Par Grégory Alexandre
La politique est l’art de fabriquer des perceptions et d’anticiper le réel. Elle n’est pas, selon les conceptions modernes, l’apanage seul de l’État. La société civile, les sociétés commerciales privées et les organismes des Droits Humains partagent aussi cette responsabilité.
Depuis trois semaines, le pays fait face à une pénurie d’essence, les citoyens s’empiffrent, s’engouffrent dans les stations services, en quête d’une goutte de ce liquide qui devient depuis les temps modernes une nécessité dans la vie des citoyens. Une situation que l’on n’a pas vécue, même au pire temps de l’embargo.
L’État est le premier responsable. Le secteur privé s’en suit. Parce qu’il est à l’intérieur même de l’État, le commande parfois ou l’aliène. La société civile n’est pas non plus exempte si l’on considère son manque d’efficacité.
Le secteur privé dorénavent gère la question de l’importation des produits pétroliers. D’où un partage des responsabilités quant à la crise du carburant. Et point. Pas question que l’un tire à boulets rouges sur l’autre. L’État et le secteur privé ont convenu à un deal pour que le second puisse reprendre le contrôle et/ou partager les responsabilités.
Ce matin du 16 septembre 2019, je regarde dans les yeux tendres de cette écolière sa soif d’apprendre, obligée de rebrousser chemin parce que son pays était incapable de lui fournir un fonctionnement adéquat. Ses questions étaient si persistantes : « de quel droit êtes-vous en train de vilipender mon avenir »?
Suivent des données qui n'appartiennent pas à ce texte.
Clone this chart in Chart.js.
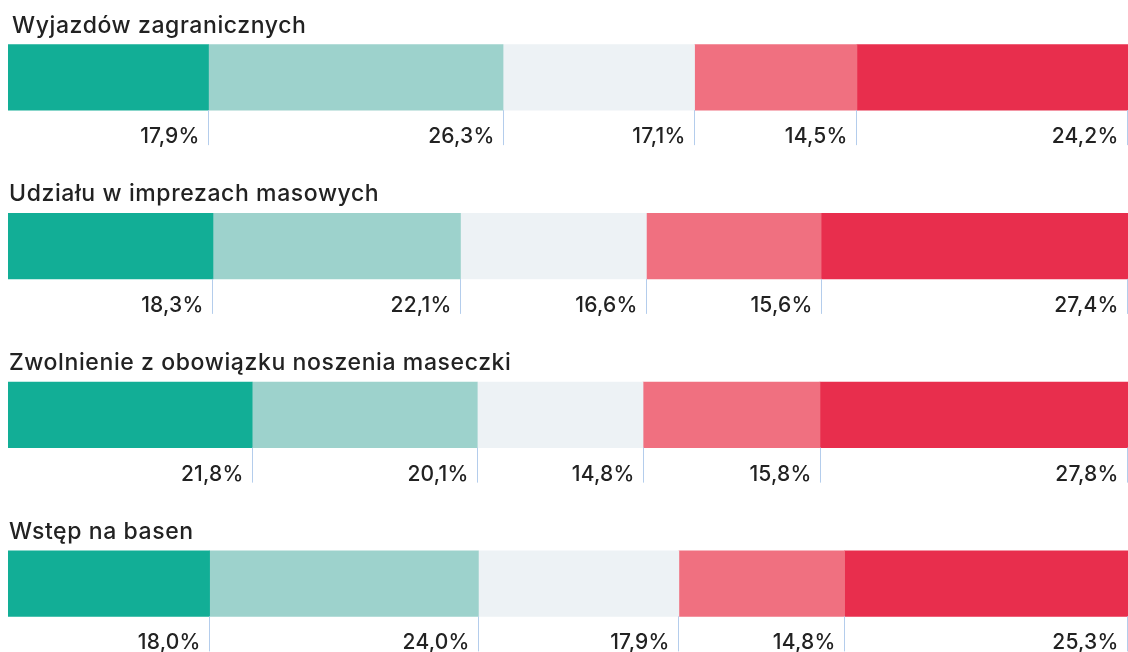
<!DOCTYPE html>
<html>
<head>
<meta charset="utf-8">
<script src="https://cdn.jsdelivr.net/npm/chart.js@4/dist/chart.umd.min.js"></script>
<style>
  html, body { margin: 0; padding: 0; background: #fff; width: 1128px; height: 652px; overflow: hidden; position: relative; }
  #c { position: absolute; left: 8px; top: -7px; }
</style>
</head>
<body>
<canvas id="c" width="1120" height="675"></canvas>
<script>
const categories = [
  'Wyjazdów zagranicznych',
  'Udziału w imprezach masowych',
  'Zwolnienie z obowiązku noszenia maseczki',
  'Wstęp na basen'
];
const series1 = [17.9, 18.3, 21.8, 18.0];
const series2 = [26.3, 22.1, 20.1, 24.0];
const series3 = [17.1, 16.6, 14.8, 17.9];
const series4 = [14.5, 15.6, 15.8, 14.8];
const series5 = [24.2, 27.4, 27.8, 25.3];
const colors = ['#12ae96', '#9dd2cc', '#edf2f5', '#f07080', '#e82e4d'];

const FONT = '"Inter", "Noto Sans", sans-serif';

const annotate = {
  id: 'annotate',
  afterDatasetsDraw(chart) {
    const ctx = chart.ctx;
    ctx.save();
    ctx.fillStyle = '#222222';
    ctx.textAlign = 'left';
    ctx.textBaseline = 'alphabetic';
    ctx.font = '500 23px ' + FONT;
    ctx.letterSpacing = '0.6px';
    const meta0 = chart.getDatasetMeta(0);
    meta0.data.forEach((bar, i) => {
      const top = bar.y - bar.height / 2;
      ctx.fillText(categories[i], i === 0 ? 4 : 1, top - 12);
    });
    ctx.font = '500 21px ' + FONT;
    ctx.letterSpacing = '0.2px';
    ctx.textAlign = 'right';
    chart.data.datasets.forEach((ds, di) => {
      const meta = chart.getDatasetMeta(di);
      meta.data.forEach((bar, i) => {
        const bottom = bar.y + bar.height / 2;
        const lx = Math.min(Math.floor(bar.x), chart.width - 1) + 0.5;
        ctx.strokeStyle = '#b4cdec';
        ctx.lineWidth = 1;
        ctx.beginPath();
        ctx.moveTo(lx, bottom);
        ctx.lineTo(lx, bottom + 35);
        ctx.stroke();
        const txt = ds.data[i].toFixed(1).replace('.', ',') + '%';
        ctx.fillStyle = '#222222';
        ctx.fillText(txt, lx - 9, bottom + 33);
      });
    });
    ctx.restore();
  }
};

new Chart(document.getElementById('c'), {
  type: 'bar',
  data: {
    labels: categories,
    datasets: [series1, series2, series3, series4, series5].map((d, i) => ({
      data: d,
      backgroundColor: colors[i],
      borderWidth: 0,
      barThickness: 65.5
    }))
  },
  options: {
    indexAxis: 'y',
    responsive: false,
    devicePixelRatio: 1,
    animation: false,
    layout: { padding: 0 },
    scales: {
      x: { stacked: true, min: 0, max: 100, display: false },
      y: { stacked: true, display: false }
    },
    plugins: { legend: { display: false }, tooltip: { enabled: false } }
  },
  plugins: [annotate]
});
</script>
</body>
</html>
Elle, qui, en rentrant chez elle, ne pourra pas parler par whatsapp à son petit copain en République Dominicaine, parce que lui, est en salle de classe. Parce que lui est dans un pays qui sait qu’aucune société ne deviendra grande sans la formation de ses citoyens. Parce que lui est dans un pays où chaque semaine les dirigeants inaugurent, inventent la vie.
Je regarde aussi les yeux embués de sa mère, venue, sous un coup de tête la chercher. Comme quoi, on sent encore, les plaies des injures, les coups de reins de la veille, d’un beau-père qui ne donne son argent qu’à la seule condition que sa soif sexuelle soit assouvie. On sent, dans les yeux de cette femme, le mépris de notre incapacité à lui offrir la seule satisfaction, celle de garantir à sa fille une éducation qui pourra lui éviter le mépris d’un homme.
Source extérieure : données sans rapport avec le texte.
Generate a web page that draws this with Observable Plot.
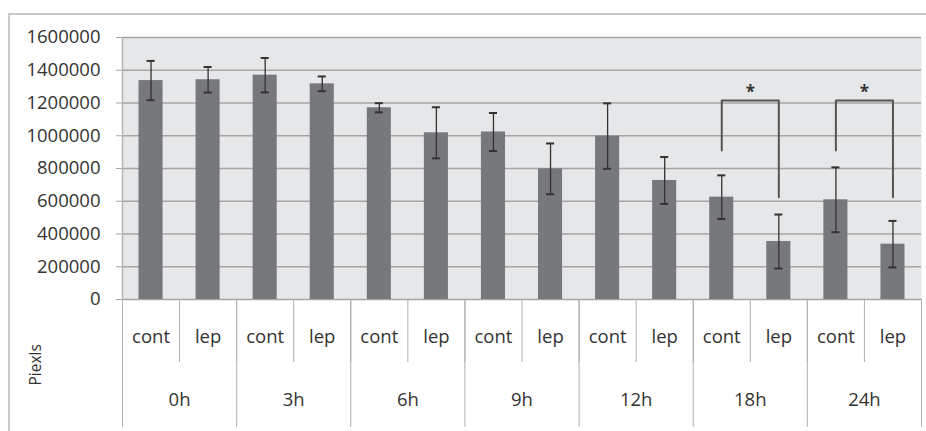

Le professeur de maths n’a pas pu venir, lui aussi, a appelé pour nous dire qu’à cause de la pénurie d’essence, l’hôpital n’a pas pu sauver sa femme. Il ne croit pas pouvoir véritablement continuer à construire les asymétries dans la tête des élèves qui ne deviendront plus tard des monstres irresponsables. Des monstres à gauber des sommes faramineuses pour l’eau et du café, en l’espace de deux mois.
L’Etat est le premier responsable, le secteur privé s’en suit, que des stations de service continuent à pulluler à travers la République, pendant qu’on parle de déficits.
Les dirigeants, de part et d’autre, du privé comme du public, ne jurent que par l’augmentation des prix pétroliers, comme quoi, il n’y a qu’à travers le pétrole que l’on puisse trouver voies et moyens pour parvenir à un palliatif contre la crise économique qui ronge notre société.
Depuis 185 jours, sans gouvernements, sans un budget, avec un Parlement sans parlementaires, (tellement qu’il a fallu à un militant de s’immiscer dans les lieux pour s’improviser nouveau Président du Sénat).
Le pays a besoin d’un État et d’un secteur privé qui s’intéressent à la raison nationale. Qui puissent construire une raison d’être aux citoyens. Non pas à se mettre en guerre en tournant le dos à la population et à la jeunesse fragilisée que jamais. Ni à se refuser les responsabilités à l’image d’Adam et Ève dans le jardin d’Eden. Comme deux amants dans un désamour.
Et où chacun cherche à jeter la faute sur l’autre dans un faux-rire partagé entre l’État haïtien et son secteur privé des affaires.